例如,他要通过对清代历史的重新认识来探讨中国民族主义的思维陷阱,这本是很难通俗得了的课题,但在《一个王朝的背影》开头却从每一个中国人从小就在历史课里产生的误会说起,一下子把所有的读者都带入了,而且带入得那么平等。又如,他要通过对清代晋商的升沉来探讨中国商业文明的命运,也是够大够难的题目,却也从自己对山西的抱歉之情说起,由一种颇有普遍性的误会和无知,引入感情,再引入论题,于是这个论题也软化成大家都能接受的了。余先生的几乎每一篇文章都是如此,这并不仅仅是谋篇的策略,而是以诚恳之心左右了语言,使语言具有了一种内在的吸附性。

其实除了开头之外,通篇都是这样。因为随着文章的推进,时时都会出现思维高点,余秋雨先生都用诚恳之心、平易之笔缓缓软化,使广大读者方便进入,并充满趣味地一步步攀援,却又不降低高度。这其实是最难的事。英国历史学家屈维廉(G. M. Trevelyen)说:有一种说法,认为通俗一定容易,有趣一定浅薄,晦涩一定艰深,实际情况正好相反,容易读的东西最难写。

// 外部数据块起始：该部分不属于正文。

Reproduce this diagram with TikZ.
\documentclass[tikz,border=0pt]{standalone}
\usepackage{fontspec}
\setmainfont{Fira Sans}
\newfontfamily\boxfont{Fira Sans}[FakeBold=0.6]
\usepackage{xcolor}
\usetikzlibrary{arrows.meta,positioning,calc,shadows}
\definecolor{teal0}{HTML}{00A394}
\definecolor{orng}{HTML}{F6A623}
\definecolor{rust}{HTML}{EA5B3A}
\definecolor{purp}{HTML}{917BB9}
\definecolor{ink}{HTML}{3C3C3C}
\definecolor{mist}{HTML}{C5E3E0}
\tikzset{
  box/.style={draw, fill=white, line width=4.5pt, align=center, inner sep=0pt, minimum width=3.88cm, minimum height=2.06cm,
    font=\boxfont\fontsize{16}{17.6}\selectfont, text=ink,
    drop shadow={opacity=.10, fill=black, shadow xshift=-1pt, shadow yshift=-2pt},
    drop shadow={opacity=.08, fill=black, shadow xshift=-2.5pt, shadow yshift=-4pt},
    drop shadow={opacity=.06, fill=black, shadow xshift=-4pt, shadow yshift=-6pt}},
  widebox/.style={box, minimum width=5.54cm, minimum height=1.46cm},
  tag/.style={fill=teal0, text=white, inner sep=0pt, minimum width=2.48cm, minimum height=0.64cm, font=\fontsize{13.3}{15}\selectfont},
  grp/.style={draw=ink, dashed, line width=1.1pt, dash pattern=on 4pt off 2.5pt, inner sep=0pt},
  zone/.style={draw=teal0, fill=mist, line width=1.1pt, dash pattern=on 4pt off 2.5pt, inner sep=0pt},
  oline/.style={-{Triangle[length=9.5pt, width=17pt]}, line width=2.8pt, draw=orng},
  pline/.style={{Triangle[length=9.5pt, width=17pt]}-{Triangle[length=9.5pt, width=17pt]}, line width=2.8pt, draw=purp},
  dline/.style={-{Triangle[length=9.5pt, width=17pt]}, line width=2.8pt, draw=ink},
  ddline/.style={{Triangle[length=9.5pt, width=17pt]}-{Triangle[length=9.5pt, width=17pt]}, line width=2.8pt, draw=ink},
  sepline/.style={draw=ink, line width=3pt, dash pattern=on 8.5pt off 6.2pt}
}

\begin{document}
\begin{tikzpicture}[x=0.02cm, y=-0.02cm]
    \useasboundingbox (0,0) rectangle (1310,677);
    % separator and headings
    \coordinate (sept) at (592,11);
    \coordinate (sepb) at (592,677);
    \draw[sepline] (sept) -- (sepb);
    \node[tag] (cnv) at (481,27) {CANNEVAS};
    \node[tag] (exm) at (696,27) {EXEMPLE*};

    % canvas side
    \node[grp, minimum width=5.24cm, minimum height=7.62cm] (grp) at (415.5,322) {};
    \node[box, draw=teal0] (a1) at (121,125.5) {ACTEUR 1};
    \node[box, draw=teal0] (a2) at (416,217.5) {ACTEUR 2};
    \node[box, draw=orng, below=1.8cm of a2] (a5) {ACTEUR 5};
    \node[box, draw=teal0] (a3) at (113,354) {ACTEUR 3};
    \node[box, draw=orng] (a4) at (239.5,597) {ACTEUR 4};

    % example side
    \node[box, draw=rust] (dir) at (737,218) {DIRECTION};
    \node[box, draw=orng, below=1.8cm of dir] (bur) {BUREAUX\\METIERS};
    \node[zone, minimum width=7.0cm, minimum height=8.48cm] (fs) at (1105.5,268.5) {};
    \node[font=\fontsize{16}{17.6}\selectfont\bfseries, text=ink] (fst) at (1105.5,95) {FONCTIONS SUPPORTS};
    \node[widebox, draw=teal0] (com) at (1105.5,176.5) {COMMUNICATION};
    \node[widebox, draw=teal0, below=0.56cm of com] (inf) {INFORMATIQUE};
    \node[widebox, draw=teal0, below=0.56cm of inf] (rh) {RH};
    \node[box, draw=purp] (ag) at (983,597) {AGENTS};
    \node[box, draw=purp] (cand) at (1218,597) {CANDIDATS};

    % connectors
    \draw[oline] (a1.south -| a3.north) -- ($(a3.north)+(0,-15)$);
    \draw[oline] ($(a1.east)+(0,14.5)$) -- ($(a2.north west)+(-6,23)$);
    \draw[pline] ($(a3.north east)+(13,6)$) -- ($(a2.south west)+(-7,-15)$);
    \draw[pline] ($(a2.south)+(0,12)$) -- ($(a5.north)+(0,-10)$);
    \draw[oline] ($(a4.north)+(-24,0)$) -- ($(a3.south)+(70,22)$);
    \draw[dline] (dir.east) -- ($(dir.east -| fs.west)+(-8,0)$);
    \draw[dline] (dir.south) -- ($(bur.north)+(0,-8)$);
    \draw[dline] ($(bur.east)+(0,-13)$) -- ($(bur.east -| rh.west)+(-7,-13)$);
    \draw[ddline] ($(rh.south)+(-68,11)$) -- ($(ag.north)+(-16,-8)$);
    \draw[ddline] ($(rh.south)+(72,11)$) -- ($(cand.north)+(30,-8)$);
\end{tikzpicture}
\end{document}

据我所知,自从余秋雨先生的散文成功后,很多抒情作家开始写文化,很多历史学家开始写通俗,但都没有成功。哪有这么容易的事呢,要把最前沿、最深刻的思想传达得人人爱读,必须比深刻的思想更深刻,然后用生命的热力去慢慢溶化,再熔铸成美的形体,比什么都难。在这个意义上说,余秋雨先生不可模仿(尽管看起来最容易模仿)。

第三,感性叙事。尽可能挖掘语言的感性叙事素质,并铺展为感性场景。

余秋雨先生的文学语言,着重于感性叙事。这与着重于抒情或议论有很大的区别。他一再申诉散文和小说的叙事功能,甚至在《美文》杂志发表的一封他给一位中学生的信中,也表达了这个意思。他认为叙事是文学之本,抒情和议论都应以叙事为基础,因此他希望中学里的作文教学应加强叙事训练,缩小抒情和议论的比例,并把它们沉淀在叙事之中。但是,由于抒情常常被误会成“文学性”,议论常常被误会成“深刻性”,叙事历来不被充分重视。余先生的文章中,几乎不见单独的抒情,偶有较长篇幅的议论,但主体部位一定是叙事。最佳的议论也都渗透在叙事之中,叙事之前的议论。只是介绍性、引入性、铺垫性的手段,为了引出叙事。